_What is asked_
Write the listing below out again exactly, dropping the images.

_Data_

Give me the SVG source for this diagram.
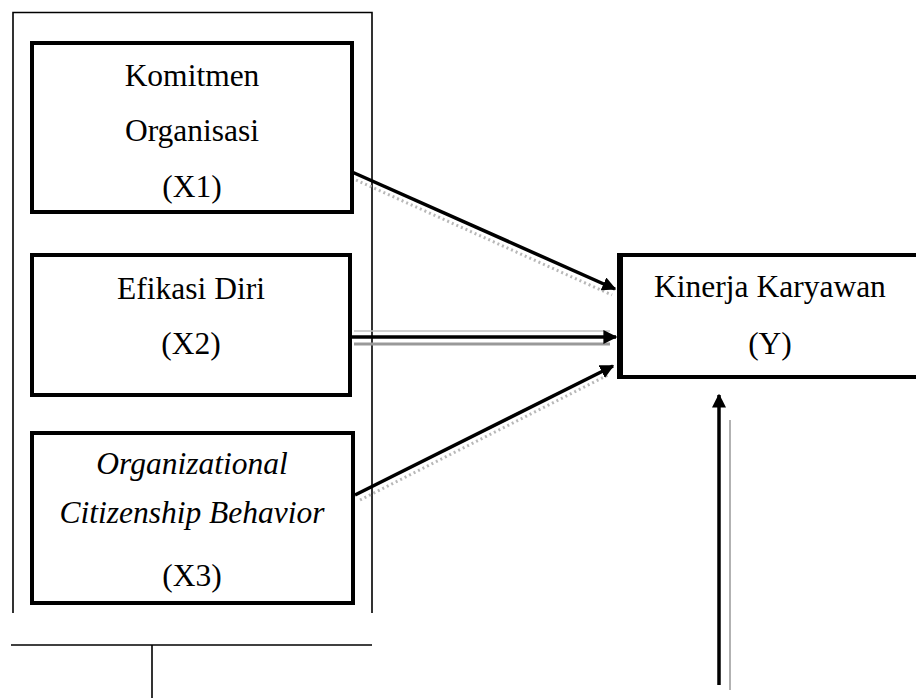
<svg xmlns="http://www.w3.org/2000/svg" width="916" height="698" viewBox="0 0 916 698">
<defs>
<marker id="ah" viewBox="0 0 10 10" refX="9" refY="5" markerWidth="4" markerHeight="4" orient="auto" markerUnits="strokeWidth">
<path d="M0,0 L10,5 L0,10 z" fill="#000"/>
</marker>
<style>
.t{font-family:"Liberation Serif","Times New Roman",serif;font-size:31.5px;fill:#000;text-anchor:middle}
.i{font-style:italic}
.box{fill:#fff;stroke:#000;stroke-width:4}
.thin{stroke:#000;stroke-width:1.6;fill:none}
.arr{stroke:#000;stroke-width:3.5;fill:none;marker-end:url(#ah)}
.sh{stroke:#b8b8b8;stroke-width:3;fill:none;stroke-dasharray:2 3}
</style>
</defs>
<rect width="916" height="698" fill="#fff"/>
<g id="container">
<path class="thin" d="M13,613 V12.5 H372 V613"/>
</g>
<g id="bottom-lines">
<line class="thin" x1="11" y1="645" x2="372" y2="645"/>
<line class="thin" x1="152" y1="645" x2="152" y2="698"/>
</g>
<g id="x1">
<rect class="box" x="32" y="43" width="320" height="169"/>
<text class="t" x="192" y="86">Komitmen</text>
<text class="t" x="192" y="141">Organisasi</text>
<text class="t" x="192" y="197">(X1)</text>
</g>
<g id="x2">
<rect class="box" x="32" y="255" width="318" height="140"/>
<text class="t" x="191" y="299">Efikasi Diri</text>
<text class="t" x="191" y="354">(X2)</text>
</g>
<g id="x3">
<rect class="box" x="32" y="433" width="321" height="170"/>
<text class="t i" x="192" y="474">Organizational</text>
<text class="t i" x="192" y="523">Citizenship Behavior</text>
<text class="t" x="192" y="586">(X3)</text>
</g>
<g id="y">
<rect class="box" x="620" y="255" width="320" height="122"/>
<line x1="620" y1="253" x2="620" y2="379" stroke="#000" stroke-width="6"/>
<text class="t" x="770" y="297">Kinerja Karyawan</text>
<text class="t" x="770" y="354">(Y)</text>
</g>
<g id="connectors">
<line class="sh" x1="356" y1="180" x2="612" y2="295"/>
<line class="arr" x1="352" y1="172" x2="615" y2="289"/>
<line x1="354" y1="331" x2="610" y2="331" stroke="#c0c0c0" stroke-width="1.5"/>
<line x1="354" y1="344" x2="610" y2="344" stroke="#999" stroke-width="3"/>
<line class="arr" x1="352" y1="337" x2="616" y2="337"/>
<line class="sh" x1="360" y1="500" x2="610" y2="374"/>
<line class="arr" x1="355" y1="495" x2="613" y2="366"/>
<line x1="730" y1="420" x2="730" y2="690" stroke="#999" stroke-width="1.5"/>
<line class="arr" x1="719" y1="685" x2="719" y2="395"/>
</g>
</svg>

_Task response_
Give me the SVG source for this diagram.
<svg xmlns="http://www.w3.org/2000/svg" width="916" height="698" viewBox="0 0 916 698">
<defs>
<marker id="ah" viewBox="0 0 10 10" refX="9" refY="5" markerWidth="4" markerHeight="4" orient="auto" markerUnits="strokeWidth">
<path d="M0,0 L10,5 L0,10 z" fill="#000"/>
</marker>
<style>
.t{font-family:"Liberation Serif","Times New Roman",serif;font-size:31.5px;fill:#000;text-anchor:middle}
.i{font-style:italic}
.box{fill:#fff;stroke:#000;stroke-width:4}
.thin{stroke:#000;stroke-width:1.6;fill:none}
.arr{stroke:#000;stroke-width:3.5;fill:none;marker-end:url(#ah)}
.sh{stroke:#b8b8b8;stroke-width:3;fill:none;stroke-dasharray:2 3}
</style>
</defs>
<rect width="916" height="698" fill="#fff"/>
<g id="container">
<path class="thin" d="M13,613 V12.5 H372 V613"/>
</g>
<g id="bottom-lines">
<line class="thin" x1="11" y1="645" x2="372" y2="645"/>
<line class="thin" x1="152" y1="645" x2="152" y2="698"/>
</g>
<g id="x1">
<rect class="box" x="32" y="43" width="320" height="169"/>
<text class="t" x="192" y="86">Komitmen</text>
<text class="t" x="192" y="141">Organisasi</text>
<text class="t" x="192" y="197">(X1)</text>
</g>
<g id="x2">
<rect class="box" x="32" y="255" width="318" height="140"/>
<text class="t" x="191" y="299">Efikasi Diri</text>
<text class="t" x="191" y="354">(X2)</text>
</g>
<g id="x3">
<rect class="box" x="32" y="433" width="321" height="170"/>
<text class="t i" x="192" y="474">Organizational</text>
<text class="t i" x="192" y="523">Citizenship Behavior</text>
<text class="t" x="192" y="586">(X3)</text>
</g>
<g id="y">
<rect class="box" x="620" y="255" width="320" height="122"/>
<line x1="620" y1="253" x2="620" y2="379" stroke="#000" stroke-width="6"/>
<text class="t" x="770" y="297">Kinerja Karyawan</text>
<text class="t" x="770" y="354">(Y)</text>
</g>
<g id="connectors">
<line class="sh" x1="356" y1="180" x2="612" y2="295"/>
<line class="arr" x1="352" y1="172" x2="615" y2="289"/>
<line x1="354" y1="331" x2="610" y2="331" stroke="#c0c0c0" stroke-width="1.5"/>
<line x1="354" y1="344" x2="610" y2="344" stroke="#999" stroke-width="3"/>
<line class="arr" x1="352" y1="337" x2="616" y2="337"/>
<line class="sh" x1="360" y1="500" x2="610" y2="374"/>
<line class="arr" x1="355" y1="495" x2="613" y2="366"/>
<line x1="730" y1="420" x2="730" y2="690" stroke="#999" stroke-width="1.5"/>
<line class="arr" x1="719" y1="685" x2="719" y2="395"/>
</g>
</svg>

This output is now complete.